▶ **Stored data**
• • • • • • •
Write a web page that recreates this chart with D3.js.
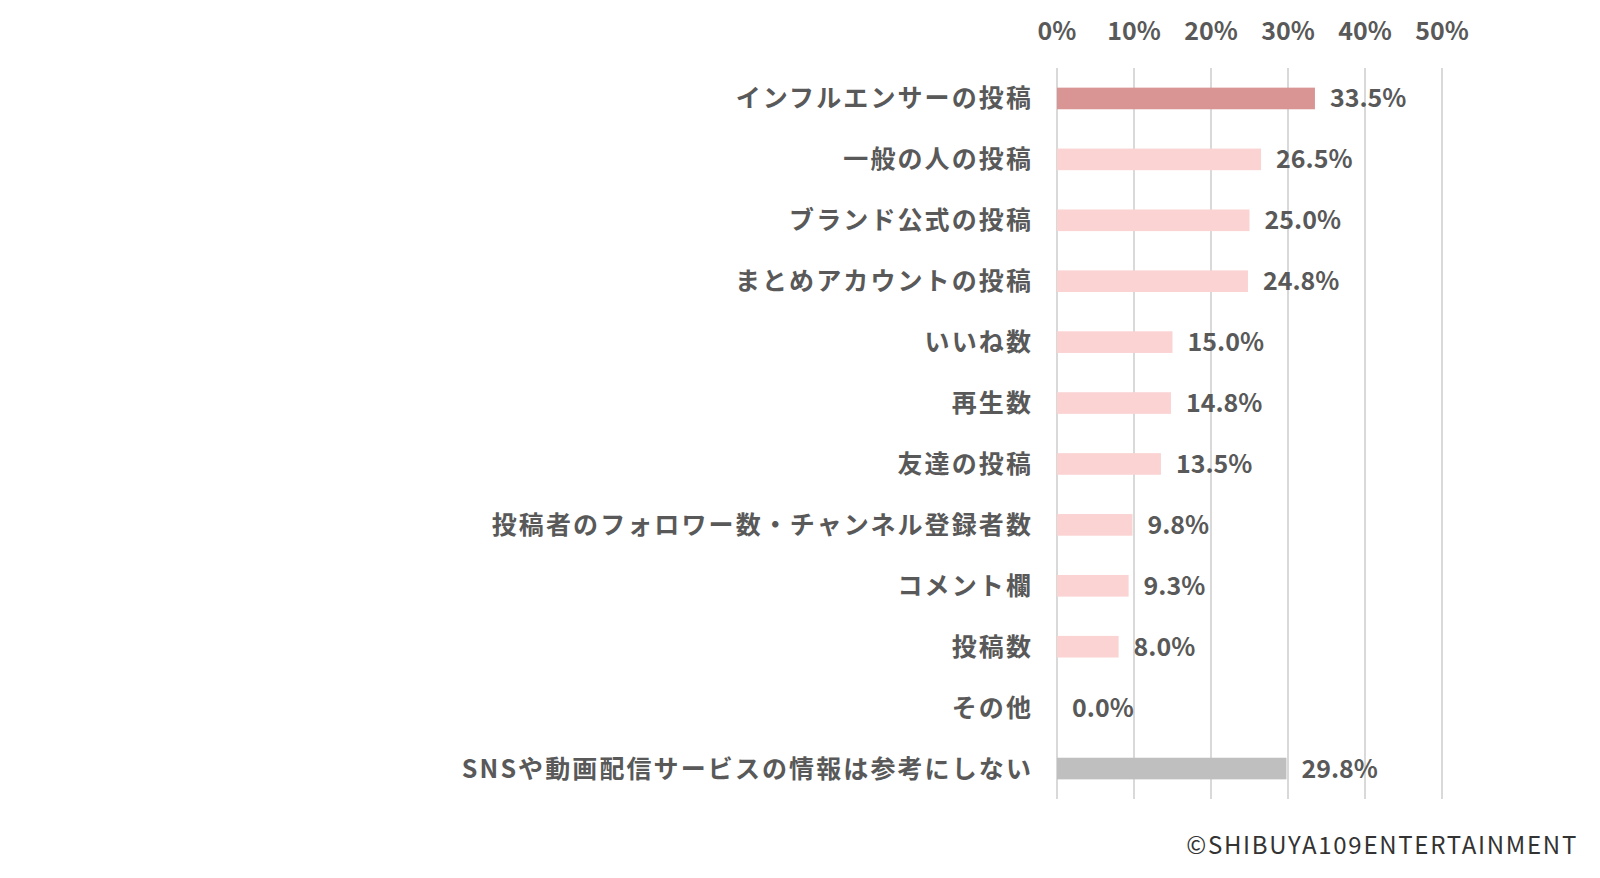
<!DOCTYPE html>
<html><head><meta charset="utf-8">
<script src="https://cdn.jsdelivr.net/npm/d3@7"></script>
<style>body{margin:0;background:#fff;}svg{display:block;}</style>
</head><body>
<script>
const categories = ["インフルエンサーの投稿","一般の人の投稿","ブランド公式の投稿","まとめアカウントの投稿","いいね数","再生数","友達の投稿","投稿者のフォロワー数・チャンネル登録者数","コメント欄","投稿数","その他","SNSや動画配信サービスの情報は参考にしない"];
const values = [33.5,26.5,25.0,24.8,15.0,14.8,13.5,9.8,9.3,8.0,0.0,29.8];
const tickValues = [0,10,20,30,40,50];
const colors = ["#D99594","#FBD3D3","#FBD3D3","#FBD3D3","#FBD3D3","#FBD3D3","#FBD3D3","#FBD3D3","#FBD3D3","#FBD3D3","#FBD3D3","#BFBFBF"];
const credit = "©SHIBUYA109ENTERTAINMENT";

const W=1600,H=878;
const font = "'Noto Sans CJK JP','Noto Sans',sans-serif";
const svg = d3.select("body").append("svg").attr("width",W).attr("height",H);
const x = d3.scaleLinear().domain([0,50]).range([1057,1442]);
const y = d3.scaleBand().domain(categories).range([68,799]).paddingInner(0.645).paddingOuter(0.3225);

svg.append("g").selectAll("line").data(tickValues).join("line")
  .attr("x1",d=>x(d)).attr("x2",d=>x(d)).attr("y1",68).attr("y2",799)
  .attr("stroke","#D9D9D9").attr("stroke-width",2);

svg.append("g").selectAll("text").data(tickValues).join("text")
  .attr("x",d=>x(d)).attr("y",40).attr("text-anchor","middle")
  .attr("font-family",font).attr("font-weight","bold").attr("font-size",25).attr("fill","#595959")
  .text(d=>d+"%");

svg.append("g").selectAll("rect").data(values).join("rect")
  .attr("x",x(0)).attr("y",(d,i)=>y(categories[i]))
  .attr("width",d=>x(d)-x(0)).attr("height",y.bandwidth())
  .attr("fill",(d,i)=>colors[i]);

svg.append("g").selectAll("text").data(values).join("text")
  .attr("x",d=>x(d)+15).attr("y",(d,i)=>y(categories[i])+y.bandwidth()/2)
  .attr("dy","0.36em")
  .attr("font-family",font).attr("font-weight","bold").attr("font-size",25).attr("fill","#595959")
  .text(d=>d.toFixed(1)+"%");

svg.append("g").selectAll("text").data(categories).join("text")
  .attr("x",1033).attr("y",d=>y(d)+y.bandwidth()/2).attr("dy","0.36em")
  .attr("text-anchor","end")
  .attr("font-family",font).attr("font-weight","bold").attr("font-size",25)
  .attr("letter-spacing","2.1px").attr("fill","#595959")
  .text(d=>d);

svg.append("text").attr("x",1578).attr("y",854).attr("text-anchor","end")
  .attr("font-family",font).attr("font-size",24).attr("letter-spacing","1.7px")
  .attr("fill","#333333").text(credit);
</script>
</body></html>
• • • • • • •
▶ **Exercise brief**
Return the listing above word for word, with the pictures removed.

▶ **Problem solution**
Write a web page that recreates this chart with D3.js.
<!DOCTYPE html>
<html><head><meta charset="utf-8">
<script src="https://cdn.jsdelivr.net/npm/d3@7"></script>
<style>body{margin:0;background:#fff;}svg{display:block;}</style>
</head><body>
<script>
const categories = ["インフルエンサーの投稿","一般の人の投稿","ブランド公式の投稿","まとめアカウントの投稿","いいね数","再生数","友達の投稿","投稿者のフォロワー数・チャンネル登録者数","コメント欄","投稿数","その他","SNSや動画配信サービスの情報は参考にしない"];
const values = [33.5,26.5,25.0,24.8,15.0,14.8,13.5,9.8,9.3,8.0,0.0,29.8];
const tickValues = [0,10,20,30,40,50];
const colors = ["#D99594","#FBD3D3","#FBD3D3","#FBD3D3","#FBD3D3","#FBD3D3","#FBD3D3","#FBD3D3","#FBD3D3","#FBD3D3","#FBD3D3","#BFBFBF"];
const credit = "©SHIBUYA109ENTERTAINMENT";

const W=1600,H=878;
const font = "'Noto Sans CJK JP','Noto Sans',sans-serif";
const svg = d3.select("body").append("svg").attr("width",W).attr("height",H);
const x = d3.scaleLinear().domain([0,50]).range([1057,1442]);
const y = d3.scaleBand().domain(categories).range([68,799]).paddingInner(0.645).paddingOuter(0.3225);

svg.append("g").selectAll("line").data(tickValues).join("line")
  .attr("x1",d=>x(d)).attr("x2",d=>x(d)).attr("y1",68).attr("y2",799)
  .attr("stroke","#D9D9D9").attr("stroke-width",2);

svg.append("g").selectAll("text").data(tickValues).join("text")
  .attr("x",d=>x(d)).attr("y",40).attr("text-anchor","middle")
  .attr("font-family",font).attr("font-weight","bold").attr("font-size",25).attr("fill","#595959")
  .text(d=>d+"%");

svg.append("g").selectAll("rect").data(values).join("rect")
  .attr("x",x(0)).attr("y",(d,i)=>y(categories[i]))
  .attr("width",d=>x(d)-x(0)).attr("height",y.bandwidth())
  .attr("fill",(d,i)=>colors[i]);

svg.append("g").selectAll("text").data(values).join("text")
  .attr("x",d=>x(d)+15).attr("y",(d,i)=>y(categories[i])+y.bandwidth()/2)
  .attr("dy","0.36em")
  .attr("font-family",font).attr("font-weight","bold").attr("font-size",25).attr("fill","#595959")
  .text(d=>d.toFixed(1)+"%");

svg.append("g").selectAll("text").data(categories).join("text")
  .attr("x",1033).attr("y",d=>y(d)+y.bandwidth()/2).attr("dy","0.36em")
  .attr("text-anchor","end")
  .attr("font-family",font).attr("font-weight","bold").attr("font-size",25)
  .attr("letter-spacing","2.1px").attr("fill","#595959")
  .text(d=>d);

svg.append("text").attr("x",1578).attr("y",854).attr("text-anchor","end")
  .attr("font-family",font).attr("font-size",24).attr("letter-spacing","1.7px")
  .attr("fill","#333333").text(credit);
</script>
</body></html>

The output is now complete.